Кто-то из ребят ещё играл в догонялки, и один как раз проносился мимо нас. От созданного им ветра кучерявые волосы Женьки Карпова полезли ему в лицо, и он раздражённо отодвинул их.
– Я не считаю тебя плохой, – признался он, подумав.
– Какая мне разница, что считаешь ты? – поразилась такой наглости я. – Меня из-за тебя все учителя ненавидят, типа я плохо себя на уроках веду. Все, понимаешь ты? Особенно Селёдка, которая вообще моим любимым учителем была… до вчерашнего дня…
– Отругала? – сочувственно спросил парень, но мне его сочувствие было не нужно, потому что он один был виновником всех моих бед, он один отравлял мою школьную жизнь и он один вызывал это противное чувство ненависти, которое появлялось теперь каждый раз, стоило мне увидеть этого несносного мальчишку.
– Не отругала – возненавидела, – ответила я, ещё не зная этого наверняка, но предчувствуя. – Прям как я тебя. Ненавижу, понял? Ненавижу тебя!
Я прокричала последнюю фразу, чтобы её смысл точно дошёл до Карпова. К сожалению, он дошёл не только до него, но и до вошедшей в класс Селёдки. Как у неё получалось это – всегда появляться тихо и не вовремя?
– Вероника Жаворонкова! – обратилась она ко мне. – Твоя ненависть уже чуть не стоила нам всем очень дорого. Это ужасное чувство, очень некрасивое. И деструктивное. Если не можешь бороться с ним, то хотя бы держи его при себе.
Этот холодный тон и злые глаза я отлично запомнила со вчерашнего дня и знала, что теперь так будет всегда.
Она ненавидела меня за то, что мои родители едва не подали на неё в суд и не лишили работы, а я не могла отвечать ей взаимностью, потому что все мои негативные чувства вертелись вокруг истинного виновника всех бед – Женьки Карпова.
11. Глава 10
К двадцати годам я твёрдо поняла, что друзья могут быть разными и совершенно не обязательно иметь с ними общие увлечения. Друзья перестали быть тем, чем были прежде, но «своих» людей я всегда ценила и берегла.
Так, с Олей мы остались добрыми подругами, хоть она с возрастом стала совершенно невыносимой и, если я познакомилась бы с ней сейчас, то ни за что не подружилась бы. Она об этом знала и всегда отвечала:
– Я б с тобой – тоже. Не выношу таких людей.
И мы дружно смеялись, потому что история не знает сослагательного наклонения, и мы с Северовой продолжали быть подругами и любить друг в друге что-то более глубокое, чем внешняя мишура. Оля была умной, честной и никогда не подводила. С ней было интересно и имелось много общих воспоминаний. Это придавало нашему общению особую ценность – друг с другом мы становились более… самими собой. Теми самими собой из школьных лет, которые сейчас вспоминались с особым теплом и даже трепетом.

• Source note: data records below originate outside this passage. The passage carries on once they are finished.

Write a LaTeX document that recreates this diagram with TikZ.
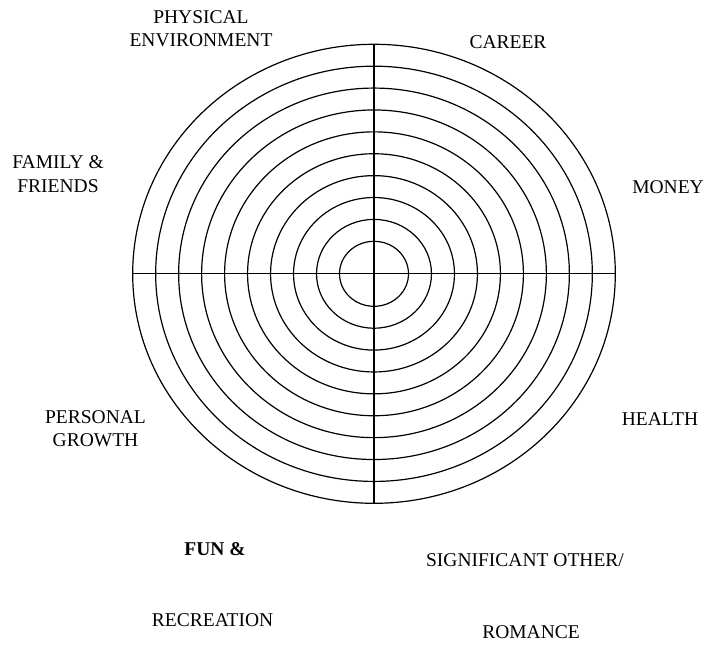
\documentclass[tikz,border=0pt]{standalone}
\usepackage{fontspec}
\setmainfont{Liberation Serif}
\usetikzlibrary{shapes.geometric}
\tikzset{
	every picture/.style={
		line width=1.2pt
}}

\begin{document}
\begin{tikzpicture}[x=1pt,y=-1pt]
\tikzstyle{ring}=[ellipse, draw=black, inner sep=0pt, outer sep=0pt]
\tikzstyle{area}=[inner sep=0pt, anchor=base, align=center, font=\fontsize{19.5}{23.5}\selectfont]
\useasboundingbox (0,0) rectangle (707,645);
% the ten rings
\foreach \i in {1,...,10}
	\node[ring, minimum width={2*(34.5+22.98*(\i-1))}, minimum height={2*(32.5+21.89*(\i-1))}] (ring\i) at (374,273.8) {};
\draw (ring10.west) -- (ring10.east);
\draw (ring10.north) -- (ring10.south);
% the areas of life (base = last line)
\node[area] (physical) at (201,46.7) {PHYSICAL\\ENVIRONMENT};
\node[area] (career) at (508,48.3) {CAREER};
\node[area] (family) at (58,192.3) {FAMILY \&\\FRIENDS};
\node[area] (money) at (668,193.7) {MONEY};
\node[area] (personal) at (95.5,446.7) {PERSONAL\\GROWTH};
\node[area] (health) at (660,425) {HEALTH};
\node[area] (fun) at (215,555.7) {\textbf{FUN \&}};
\node[area] (significant) at (525,566) {SIGNIFICANT OTHER/};
\node[area] (recreation) at (212.6,626.7) {RECREATION};
\node[area] (romance) at (531,638.3) {ROMANCE};
\end{tikzpicture}
\end{document}
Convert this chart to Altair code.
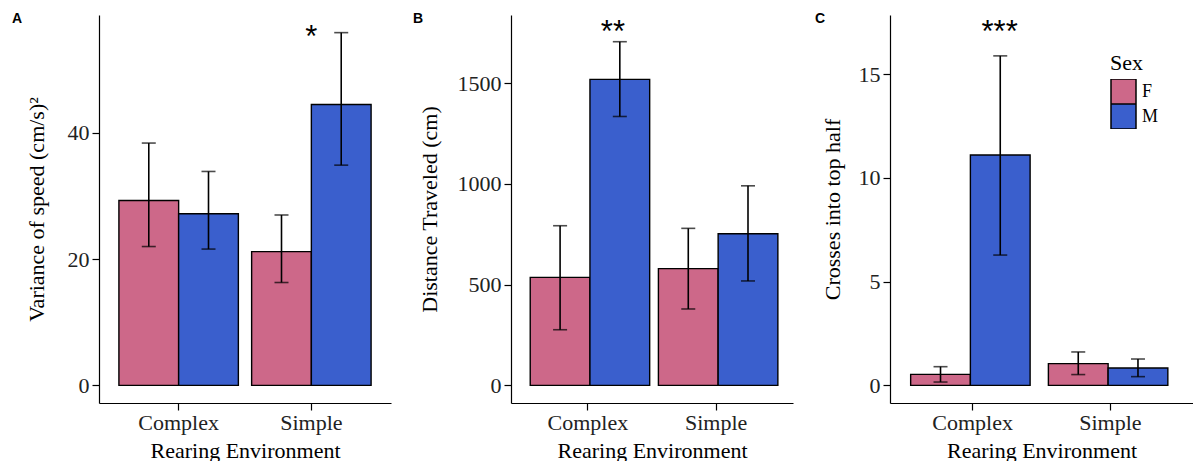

– Я нашла тебе работу! – заявила как-то раз Ольга, когда я жаловалась, что практику нам предлагают бестолковую и бесперспективную.
– Да? – без особого энтузиазма переспросила я. – И что это за работа? Как мне может найти работу человек вроде тебя?
– А что со мной не так? – поразилась Оля, делая вид, что оглядывает себя.
Вообще, она была неотразима. Всегда. Со времён школы у Оли выработался свой стиль. Что-то среднее между строгим офисным и практичным. Точного определения я дать не могла, но Оле вся её одежда очень шла, хоть зачастую и скрывала совершенную точёную фигуру.
Минимум макияжа, но непременно идеальные брови и какие-нибудь необычные крупные серьги в этно стиле, не совсем подходящие одежде.
– С тобой всё прекрасно, – устало ответила я, сидящая тогда напротив неё в каком-то вегетарианском ресторане и неспешно поедая морковный десерт изящной ложечкой. – Но ты со своими практиками, психологией и прочим, а я, понимаешь ли, недоинженер.